Ad agencies and outside groups

“You have to laugh about it because it’s so ridiculous,” Schodorf said, referring to both ads. “People are sick of the postcards and stupidity like this.”

She said she wants third party groups, such as Kansans for Kansas and Americans for Prosperity, to be forced to disclose who gives them the money they use to berate candidates. That’s an idea that has failed in the past.

O’Donnell hasn’t called for such disclosure or signed a fair-campaign pledge. And he thinks the Kansans for Kansas group is just a way for Schodorf, who has signed a clean-campaign pledge, to keep her attack ads at arm’s length.

O’Donnell, meanwhile, has approved a round of negative ads that dig at Schodorf. He said the crown photoshopped onto her head was the idea of a company he pays for advertising, but he said he doesn’t shy away from it.

“Calling somebody royalty versus calling somebody a baby is two different leagues,” he said. “When Jean and her friends started sending out those cartoons about me, they started it.”

Stephan formed the Kansans for Kansas company, which is not subject to campaign finance disclosure.
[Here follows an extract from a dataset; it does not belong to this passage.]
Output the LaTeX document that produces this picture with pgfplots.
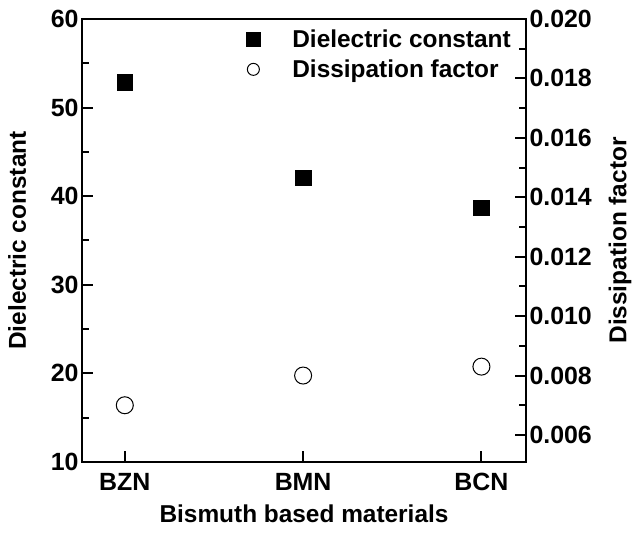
\documentclass[border=0pt]{standalone}
\usepackage{pgfplots}
\pgfplotsset{compat=1.18}
\usepackage{fontspec}
\setmainfont{Liberation Sans}
\begin{document}
\begin{tikzpicture}
\pgfplotsset{
 every axis/.append style={
  scale only axis, width=444bp, height=443bp,
  xmin=-0.24, xmax=2.25,
  tick align=inside,
  major tick length=11bp, minor tick length=7bp,
  every tick/.style={line width=2bp, black},
  axis line style={line width=2.8bp},
  tick label style={font=\fontsize{25}{29}\selectfont\bfseries},
  label style={font=\fontsize{24.5}{28}\selectfont\bfseries},
  /pgf/number format/assume math mode=true,
 }}
\begin{axis}[
  ymin=10, ymax=60,
  ytick={10,20,30,40,50,60}, minor y tick num=1,
  ytick pos=left,
  xtick={0,1,2}, xticklabels={BZN,BMN,BCN}, xtick pos=bottom,
  xticklabel style={font=\fontsize{25}{29}\selectfont\bfseries, yshift=-8bp},
  xlabel={Bismuth based materials},
  xlabel style={at={(rel axis cs:0.5,-0.117)}, anchor=center},
  ylabel={Dielectric constant},
  ylabel style={at={(rel axis cs:-0.146,0.5)}, anchor=center},
]
\addplot[only marks, mark=square*, mark size=7.8bp, black] coordinates {(0,52.9) (1,42.1) (2,38.7)};
\end{axis}
\begin{axis}[
  axis y line*=right, axis x line=none,
  ymin=0.00509, ymax=0.020,
  ytick={0.006,0.008,0.010,0.012,0.014,0.016,0.018,0.020},
  minor y tick num=1,
  scaled y ticks=false,
  yticklabel style={/pgf/number format/.cd, fixed, fixed zerofill, precision=3},
  ylabel={Dissipation factor},
  ylabel style={at={(rel axis cs:1.2117,0.5)}, anchor=center},
  legend style={at={(rel axis cs:0.363,0.981)}, anchor=north west, draw=none, fill=none,
    font=\fontsize{24.5}{28}\selectfont\bfseries, row sep=7bp, inner sep=0pt},
  legend cell align=left,
  legend image code/.code={\path[draw=none,fill=none] (-10bp,0) -- (37bp,0); \draw[#1] plot coordinates {(0bp,0bp)};},
]
\addlegendimage{only marks, mark=square*, mark size=7bp, black}
\addlegendentry{Dielectric constant}
\addlegendimage{only marks, mark=o, mark size=6bp, black, line width=1bp}
\addlegendentry{Dissipation factor}
\addplot[only marks, mark=o, mark size=8.5bp, black, line width=1bp, forget plot] coordinates {(0,0.0070) (1,0.0080) (2,0.0083)};
\end{axis}
\pgfresetboundingbox
\useasboundingbox ([xshift=-82bp,yshift=-81bp]current axis.south west) rectangle ([xshift=110bp,yshift=19bp]current axis.north east);
\end{tikzpicture}
\end{document}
Stephan Advertising is the primary advertising designer for Schodorf’s campaign.

Schodorf said there’s no coordination or conspiracy there and that she didn’t even realize the connection. But O’Donnell sees it as a sign that Schodorf is aware and supportive of the attack ads sent out by Kansans for Kansas.

“In my opinion, it all plays together,” he said.

O’Donnell, meanwhile, said he just switched ad companies from the Kansas City-area based Singularis Group to a local firm. Singularis produced an ad for O’Donnell that was distributed and misspelled the word “career” as “careeer” and “politicians” as “politicans.”

Singularis has been one of the most popular ad firms among conservative Republicans and was heavily tapped by Gov. Sam Brownback during his 2010 run for governor.

Mason vs. McGinn

Meanwhile, the Wichita-based Kansas Values Institute put out a postcard claiming Mason, who is challenging McGinn, “made his living working as an EPA regulator, then decided to start a company so he could profit off big government mandates and anti-business regulations.”

Mason worked for the EPA for about three years in the late 1970s and early 1980s. He worked for Vulcan Chemicals for about eight years before starting iSi Environmental, his company that helps other businesses comply with environmental laws.

Mason has been outspoken about eliminating environmental regulations and outsourcing some environmental inspection and permitting work.

The Value Institute ad says “liberal Governor Kathleen Sebelius praised Gary for his regulatory work when she appointed him three times to be her representative on an environmental board.”

Mason was first appointed by Republican Gov. Bill Graves to the Small Business Compliance Advisory Panel. Sebelius reappointed him.

Wasted effort?

In some cases, such ads may be wasted money, paper and effort.

Ron Bouska, a Republican voter in District 25, said that few of the ads have even caught his eye.

Bouska said the ads don’t have any impact on him and that he probably won’t even vote in the Schodorf-O’Donnell race.

“I just feel like on the smaller elections, I should let the more informed people vote,” he said. “I’ll just vote Republican in the general anyway.”

And for some voters, a call from a reporter is just the latest in the chain of calls and mail and ads that interrupt their day.

One voter said he just throws the ads away. “It’s a waste of money and it irritates people,” he said.

Then he said he’d had about enough.

“Thank you.” Click.

The candidates who are behind a good chunk of those ads say even they understand the sentiment.

“People are very upset about it,” O’Donnell said. “It’s not healthy.”

But he said he feels he needs to try to get the truth out.

Schodorf said this year’s primary is among the most disgusting and divisive she has seen, at least on the state Senate level.

“People are sick to death of it, and they’re not reading it anymore,” Schodorf said. “In one more week all this will be over, at least until October.”